Heidelberger Schloss
Die Burganlage kann man heute nur noch an wenigen Überresten der Vorburg, dem ehemaligen Turmhügel und der Gräben erahnen. Der Weg zum Schloss führt durch den ehemaligen Steinbruch, das sogenannte Teufelsjoch. Hier ist es zum letzten Mal etwas trailig, ein letztes Mal Waldboden unter den Füssen. Man kommt von dem Weg knapp oberhalb des Schlosses heraus. Durch den Haupteingang geht es dann in den Schlosshof. Zu Deutschlands vermutlich berühmtester Ruine muss man eigentlich nicht mehr viel sagen. Sie diente bis zu seiner Zerstörung im Pfälzischen Erbfolgekrieg durch die Soldaten Ludwigs XIV. dem Kurfürsten der Pfalz als Residenz. Da in der Schlossanlage immer viel los ist, geht mein Weg schnell weiter vorbei an Elisabethentor, Torturm und Pforte hinunter in den Burggraben. Während oben meist Menschenmassen unterwegs sind, trifft man hier nur noch vereinzelte Schlossbesucher an. Am gesprengter Turm vorbei kommt man auf der Ostseite am ehemaligen Glockenturm vorbei und dann hinunter in die Heidelberger Altstadt.
Heidelberger Altstadt
Durch die Gassen der Altstadt geht es zur letzten Sehenswürdigkeit der Tour, der Karl-Theodor-Brücke, besser bekannt als die Heidelberger Alte Brücke.

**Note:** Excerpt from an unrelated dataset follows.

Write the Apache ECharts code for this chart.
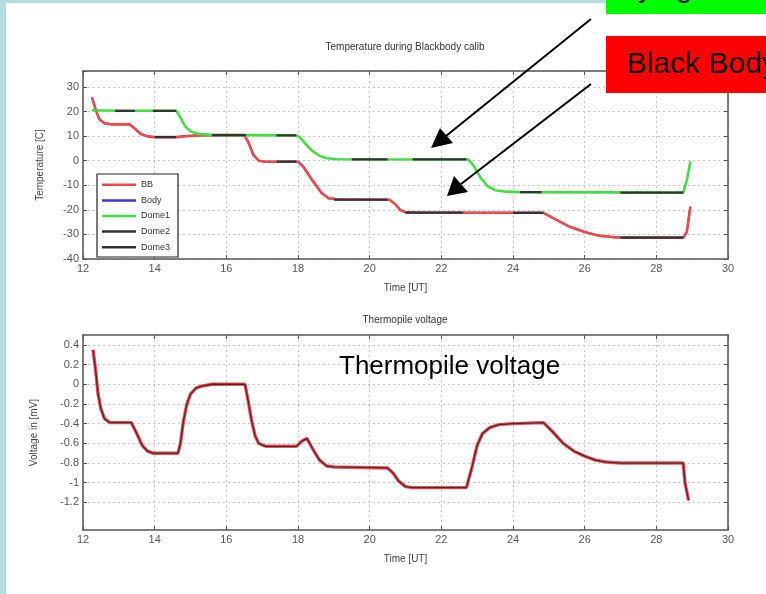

Während das Brückentor noch aus dem Mittelalter stammt, stammt der Rest der Brücke erst aus dem 18ten Jahrhundert. Hier lohnt sich noch einmal der Blick zurück auf Schloss und Altstadt. Doch Vorsicht: an manchen Tagen kann es hier sehr voll werden und man sollte aufpassen, wo man hinläuft. Am nördlichen Neckarufer geht es dann nach Neuenheim zur Neckarwiese der Endstation der Tour.
Blick zurück auf HD
Wer bei wärmeren Temperaturen hier hinkommt, kann sich in eines der Strassencafés am Beginn der Bergstrasse setzen. Auf der Neckarwiese gibt es auch ein paar Duschen. Mir war es etwas zu kalt, deshalb ging es flux nach Hause unter die warme Dusche.

Die Tour war wunderschön und verlangt geradezu eine Fortsetzung. Eine Fortsetzung wie schon oben erwähnt auf weiteren Teilen des Neckarsteigs, aber auch auf der nördlichen Neckarseite. Dann aber besser, wenn es wieder etwas wärmer geworden ist. Und natürlich eignet sie sich in ihrer nun erkundeten Form - vielleicht mit kleinen Modifikationen - auch für unsere Transalpinevorbereitung.